» **Required work**
All the data should be repeated exactly. Any image in it is left out.

╔══

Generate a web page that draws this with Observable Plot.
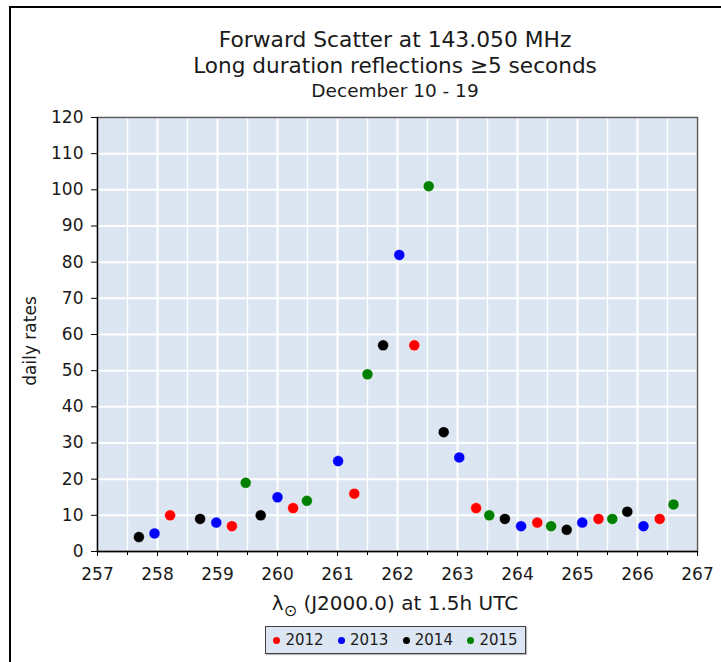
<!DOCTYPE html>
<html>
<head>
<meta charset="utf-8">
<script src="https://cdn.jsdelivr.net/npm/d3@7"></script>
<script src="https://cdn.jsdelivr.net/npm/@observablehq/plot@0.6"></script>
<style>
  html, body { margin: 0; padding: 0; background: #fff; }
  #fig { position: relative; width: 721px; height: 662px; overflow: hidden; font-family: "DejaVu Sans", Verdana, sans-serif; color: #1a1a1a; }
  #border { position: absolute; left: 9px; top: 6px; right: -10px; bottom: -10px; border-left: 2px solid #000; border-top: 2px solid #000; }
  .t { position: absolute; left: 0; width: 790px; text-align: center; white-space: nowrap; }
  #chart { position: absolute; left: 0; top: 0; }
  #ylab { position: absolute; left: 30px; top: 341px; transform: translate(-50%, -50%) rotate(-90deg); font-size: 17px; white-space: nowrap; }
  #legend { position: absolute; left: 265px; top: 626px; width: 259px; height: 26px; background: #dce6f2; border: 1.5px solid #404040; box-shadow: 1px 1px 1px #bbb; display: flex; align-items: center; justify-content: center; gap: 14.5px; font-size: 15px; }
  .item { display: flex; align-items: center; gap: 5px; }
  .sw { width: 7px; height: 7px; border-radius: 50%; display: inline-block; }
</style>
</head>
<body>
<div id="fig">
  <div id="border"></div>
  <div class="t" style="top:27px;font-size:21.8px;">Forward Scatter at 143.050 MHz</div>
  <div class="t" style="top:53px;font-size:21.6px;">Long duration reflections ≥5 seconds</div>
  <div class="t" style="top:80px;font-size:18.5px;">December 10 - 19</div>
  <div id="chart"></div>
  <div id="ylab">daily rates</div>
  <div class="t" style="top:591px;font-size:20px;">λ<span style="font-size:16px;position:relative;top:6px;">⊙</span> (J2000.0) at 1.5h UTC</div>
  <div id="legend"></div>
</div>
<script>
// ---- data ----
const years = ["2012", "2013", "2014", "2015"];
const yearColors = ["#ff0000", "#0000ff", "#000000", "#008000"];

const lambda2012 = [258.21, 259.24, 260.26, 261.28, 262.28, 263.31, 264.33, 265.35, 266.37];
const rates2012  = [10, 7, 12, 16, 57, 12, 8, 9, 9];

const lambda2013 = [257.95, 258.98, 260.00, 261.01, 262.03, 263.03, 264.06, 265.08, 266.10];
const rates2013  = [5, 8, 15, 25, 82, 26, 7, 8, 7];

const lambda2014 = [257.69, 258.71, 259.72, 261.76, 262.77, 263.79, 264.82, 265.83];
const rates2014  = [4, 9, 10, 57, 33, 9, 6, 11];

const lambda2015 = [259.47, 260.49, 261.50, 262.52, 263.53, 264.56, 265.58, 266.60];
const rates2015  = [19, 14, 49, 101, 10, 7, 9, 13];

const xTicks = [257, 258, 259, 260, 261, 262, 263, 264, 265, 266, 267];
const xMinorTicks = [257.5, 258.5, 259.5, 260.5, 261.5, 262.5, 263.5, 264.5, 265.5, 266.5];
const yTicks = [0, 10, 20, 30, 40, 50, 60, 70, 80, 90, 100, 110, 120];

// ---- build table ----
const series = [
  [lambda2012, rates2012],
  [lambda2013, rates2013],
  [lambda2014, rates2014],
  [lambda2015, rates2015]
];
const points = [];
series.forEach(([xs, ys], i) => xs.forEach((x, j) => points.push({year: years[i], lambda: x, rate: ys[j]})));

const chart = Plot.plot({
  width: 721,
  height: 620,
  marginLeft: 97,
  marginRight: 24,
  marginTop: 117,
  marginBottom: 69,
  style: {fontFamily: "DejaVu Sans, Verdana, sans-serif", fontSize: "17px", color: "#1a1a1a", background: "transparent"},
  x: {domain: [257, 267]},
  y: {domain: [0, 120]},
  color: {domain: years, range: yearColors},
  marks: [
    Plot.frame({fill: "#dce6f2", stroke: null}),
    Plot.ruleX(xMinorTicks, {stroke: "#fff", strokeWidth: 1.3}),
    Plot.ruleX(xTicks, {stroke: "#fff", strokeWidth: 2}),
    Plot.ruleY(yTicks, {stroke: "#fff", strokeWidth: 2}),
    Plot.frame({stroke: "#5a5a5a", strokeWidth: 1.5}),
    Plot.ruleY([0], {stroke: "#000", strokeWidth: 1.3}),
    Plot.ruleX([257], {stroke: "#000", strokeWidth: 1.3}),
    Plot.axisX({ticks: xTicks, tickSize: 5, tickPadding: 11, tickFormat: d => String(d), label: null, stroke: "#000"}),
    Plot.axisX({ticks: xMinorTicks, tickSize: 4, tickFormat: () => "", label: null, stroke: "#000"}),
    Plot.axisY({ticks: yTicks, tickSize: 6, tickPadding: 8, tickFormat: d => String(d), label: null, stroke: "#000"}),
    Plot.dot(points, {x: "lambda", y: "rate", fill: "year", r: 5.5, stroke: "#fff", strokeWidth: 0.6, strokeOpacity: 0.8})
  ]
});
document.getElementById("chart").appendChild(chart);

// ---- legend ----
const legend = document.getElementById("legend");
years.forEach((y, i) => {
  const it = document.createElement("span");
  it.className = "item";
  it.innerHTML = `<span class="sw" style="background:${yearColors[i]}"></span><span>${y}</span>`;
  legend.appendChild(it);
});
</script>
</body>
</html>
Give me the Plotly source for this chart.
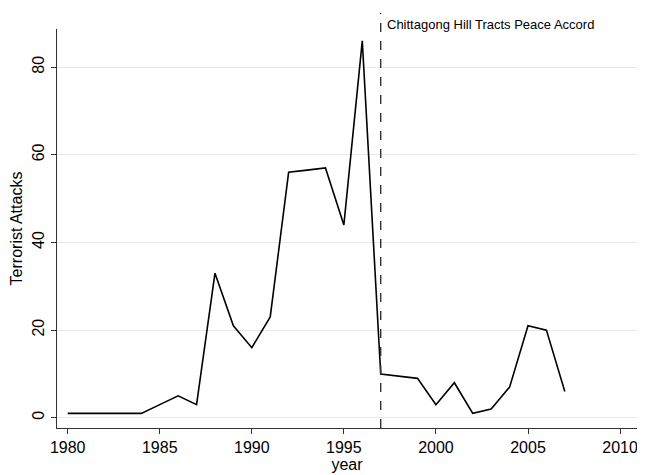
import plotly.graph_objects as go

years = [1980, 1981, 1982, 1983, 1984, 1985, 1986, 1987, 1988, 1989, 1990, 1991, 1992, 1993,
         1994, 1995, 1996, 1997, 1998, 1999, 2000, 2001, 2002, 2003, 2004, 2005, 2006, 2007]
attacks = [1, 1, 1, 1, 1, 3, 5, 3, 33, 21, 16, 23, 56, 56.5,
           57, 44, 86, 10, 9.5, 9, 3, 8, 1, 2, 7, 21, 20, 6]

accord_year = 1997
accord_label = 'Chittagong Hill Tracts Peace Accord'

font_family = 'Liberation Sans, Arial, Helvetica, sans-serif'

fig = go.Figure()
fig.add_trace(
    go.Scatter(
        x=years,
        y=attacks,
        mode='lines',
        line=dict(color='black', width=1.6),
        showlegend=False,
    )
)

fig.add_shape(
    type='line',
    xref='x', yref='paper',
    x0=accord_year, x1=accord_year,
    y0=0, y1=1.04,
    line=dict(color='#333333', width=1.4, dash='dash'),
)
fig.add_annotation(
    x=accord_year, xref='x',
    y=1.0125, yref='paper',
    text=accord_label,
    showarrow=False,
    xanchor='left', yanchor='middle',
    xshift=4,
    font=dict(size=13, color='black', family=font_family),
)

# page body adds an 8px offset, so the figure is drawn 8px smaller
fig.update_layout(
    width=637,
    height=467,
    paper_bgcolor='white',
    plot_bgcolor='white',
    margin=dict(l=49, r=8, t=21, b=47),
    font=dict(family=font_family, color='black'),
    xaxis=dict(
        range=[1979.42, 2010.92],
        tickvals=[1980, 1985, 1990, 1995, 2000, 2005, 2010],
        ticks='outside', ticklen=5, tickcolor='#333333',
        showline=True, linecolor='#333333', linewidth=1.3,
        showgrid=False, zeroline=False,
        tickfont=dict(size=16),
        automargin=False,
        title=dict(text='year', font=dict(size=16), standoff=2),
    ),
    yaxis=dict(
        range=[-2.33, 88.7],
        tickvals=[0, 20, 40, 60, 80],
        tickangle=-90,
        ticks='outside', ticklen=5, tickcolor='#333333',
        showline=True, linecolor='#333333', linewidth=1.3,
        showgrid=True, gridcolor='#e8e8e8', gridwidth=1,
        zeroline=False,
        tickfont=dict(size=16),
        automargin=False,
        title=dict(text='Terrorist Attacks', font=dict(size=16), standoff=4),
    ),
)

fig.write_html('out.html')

╚══

» **Reply**
Generate a web page that draws this with Observable Plot.
<!DOCTYPE html>
<html>
<head>
<meta charset="utf-8">
<script src="https://cdn.jsdelivr.net/npm/d3@7"></script>
<script src="https://cdn.jsdelivr.net/npm/@observablehq/plot@0.6"></script>
<style>
  html, body { margin: 0; padding: 0; background: #fff; }
  #fig { position: relative; width: 721px; height: 662px; overflow: hidden; font-family: "DejaVu Sans", Verdana, sans-serif; color: #1a1a1a; }
  #border { position: absolute; left: 9px; top: 6px; right: -10px; bottom: -10px; border-left: 2px solid #000; border-top: 2px solid #000; }
  .t { position: absolute; left: 0; width: 790px; text-align: center; white-space: nowrap; }
  #chart { position: absolute; left: 0; top: 0; }
  #ylab { position: absolute; left: 30px; top: 341px; transform: translate(-50%, -50%) rotate(-90deg); font-size: 17px; white-space: nowrap; }
  #legend { position: absolute; left: 265px; top: 626px; width: 259px; height: 26px; background: #dce6f2; border: 1.5px solid #404040; box-shadow: 1px 1px 1px #bbb; display: flex; align-items: center; justify-content: center; gap: 14.5px; font-size: 15px; }
  .item { display: flex; align-items: center; gap: 5px; }
  .sw { width: 7px; height: 7px; border-radius: 50%; display: inline-block; }
</style>
</head>
<body>
<div id="fig">
  <div id="border"></div>
  <div class="t" style="top:27px;font-size:21.8px;">Forward Scatter at 143.050 MHz</div>
  <div class="t" style="top:53px;font-size:21.6px;">Long duration reflections ≥5 seconds</div>
  <div class="t" style="top:80px;font-size:18.5px;">December 10 - 19</div>
  <div id="chart"></div>
  <div id="ylab">daily rates</div>
  <div class="t" style="top:591px;font-size:20px;">λ<span style="font-size:16px;position:relative;top:6px;">⊙</span> (J2000.0) at 1.5h UTC</div>
  <div id="legend"></div>
</div>
<script>
// ---- data ----
const years = ["2012", "2013", "2014", "2015"];
const yearColors = ["#ff0000", "#0000ff", "#000000", "#008000"];

const lambda2012 = [258.21, 259.24, 260.26, 261.28, 262.28, 263.31, 264.33, 265.35, 266.37];
const rates2012  = [10, 7, 12, 16, 57, 12, 8, 9, 9];

const lambda2013 = [257.95, 258.98, 260.00, 261.01, 262.03, 263.03, 264.06, 265.08, 266.10];
const rates2013  = [5, 8, 15, 25, 82, 26, 7, 8, 7];

const lambda2014 = [257.69, 258.71, 259.72, 261.76, 262.77, 263.79, 264.82, 265.83];
const rates2014  = [4, 9, 10, 57, 33, 9, 6, 11];

const lambda2015 = [259.47, 260.49, 261.50, 262.52, 263.53, 264.56, 265.58, 266.60];
const rates2015  = [19, 14, 49, 101, 10, 7, 9, 13];

const xTicks = [257, 258, 259, 260, 261, 262, 263, 264, 265, 266, 267];
const xMinorTicks = [257.5, 258.5, 259.5, 260.5, 261.5, 262.5, 263.5, 264.5, 265.5, 266.5];
const yTicks = [0, 10, 20, 30, 40, 50, 60, 70, 80, 90, 100, 110, 120];

// ---- build table ----
const series = [
  [lambda2012, rates2012],
  [lambda2013, rates2013],
  [lambda2014, rates2014],
  [lambda2015, rates2015]
];
const points = [];
series.forEach(([xs, ys], i) => xs.forEach((x, j) => points.push({year: years[i], lambda: x, rate: ys[j]})));

const chart = Plot.plot({
  width: 721,
  height: 620,
  marginLeft: 97,
  marginRight: 24,
  marginTop: 117,
  marginBottom: 69,
  style: {fontFamily: "DejaVu Sans, Verdana, sans-serif", fontSize: "17px", color: "#1a1a1a", background: "transparent"},
  x: {domain: [257, 267]},
  y: {domain: [0, 120]},
  color: {domain: years, range: yearColors},
  marks: [
    Plot.frame({fill: "#dce6f2", stroke: null}),
    Plot.ruleX(xMinorTicks, {stroke: "#fff", strokeWidth: 1.3}),
    Plot.ruleX(xTicks, {stroke: "#fff", strokeWidth: 2}),
    Plot.ruleY(yTicks, {stroke: "#fff", strokeWidth: 2}),
    Plot.frame({stroke: "#5a5a5a", strokeWidth: 1.5}),
    Plot.ruleY([0], {stroke: "#000", strokeWidth: 1.3}),
    Plot.ruleX([257], {stroke: "#000", strokeWidth: 1.3}),
    Plot.axisX({ticks: xTicks, tickSize: 5, tickPadding: 11, tickFormat: d => String(d), label: null, stroke: "#000"}),
    Plot.axisX({ticks: xMinorTicks, tickSize: 4, tickFormat: () => "", label: null, stroke: "#000"}),
    Plot.axisY({ticks: yTicks, tickSize: 6, tickPadding: 8, tickFormat: d => String(d), label: null, stroke: "#000"}),
    Plot.dot(points, {x: "lambda", y: "rate", fill: "year", r: 5.5, stroke: "#fff", strokeWidth: 0.6, strokeOpacity: 0.8})
  ]
});
document.getElementById("chart").appendChild(chart);

// ---- legend ----
const legend = document.getElementById("legend");
years.forEach((y, i) => {
  const it = document.createElement("span");
  it.className = "item";
  it.innerHTML = `<span class="sw" style="background:${yearColors[i]}"></span><span>${y}</span>`;
  legend.appendChild(it);
});
</script>
</body>
</html>
Give me the Plotly source for this chart.
import plotly.graph_objects as go

years = [1980, 1981, 1982, 1983, 1984, 1985, 1986, 1987, 1988, 1989, 1990, 1991, 1992, 1993,
         1994, 1995, 1996, 1997, 1998, 1999, 2000, 2001, 2002, 2003, 2004, 2005, 2006, 2007]
attacks = [1, 1, 1, 1, 1, 3, 5, 3, 33, 21, 16, 23, 56, 56.5,
           57, 44, 86, 10, 9.5, 9, 3, 8, 1, 2, 7, 21, 20, 6]

accord_year = 1997
accord_label = 'Chittagong Hill Tracts Peace Accord'

font_family = 'Liberation Sans, Arial, Helvetica, sans-serif'

fig = go.Figure()
fig.add_trace(
    go.Scatter(
        x=years,
        y=attacks,
        mode='lines',
        line=dict(color='black', width=1.6),
        showlegend=False,
    )
)

fig.add_shape(
    type='line',
    xref='x', yref='paper',
    x0=accord_year, x1=accord_year,
    y0=0, y1=1.04,
    line=dict(color='#333333', width=1.4, dash='dash'),
)
fig.add_annotation(
    x=accord_year, xref='x',
    y=1.0125, yref='paper',
    text=accord_label,
    showarrow=False,
    xanchor='left', yanchor='middle',
    xshift=4,
    font=dict(size=13, color='black', family=font_family),
)

# page body adds an 8px offset, so the figure is drawn 8px smaller
fig.update_layout(
    width=637,
    height=467,
    paper_bgcolor='white',
    plot_bgcolor='white',
    margin=dict(l=49, r=8, t=21, b=47),
    font=dict(family=font_family, color='black'),
    xaxis=dict(
        range=[1979.42, 2010.92],
        tickvals=[1980, 1985, 1990, 1995, 2000, 2005, 2010],
        ticks='outside', ticklen=5, tickcolor='#333333',
        showline=True, linecolor='#333333', linewidth=1.3,
        showgrid=False, zeroline=False,
        tickfont=dict(size=16),
        automargin=False,
        title=dict(text='year', font=dict(size=16), standoff=2),
    ),
    yaxis=dict(
        range=[-2.33, 88.7],
        tickvals=[0, 20, 40, 60, 80],
        tickangle=-90,
        ticks='outside', ticklen=5, tickcolor='#333333',
        showline=True, linecolor='#333333', linewidth=1.3,
        showgrid=True, gridcolor='#e8e8e8', gridwidth=1,
        zeroline=False,
        tickfont=dict(size=16),
        automargin=False,
        title=dict(text='Terrorist Attacks', font=dict(size=16), standoff=4),
    ),
)

fig.write_html('out.html')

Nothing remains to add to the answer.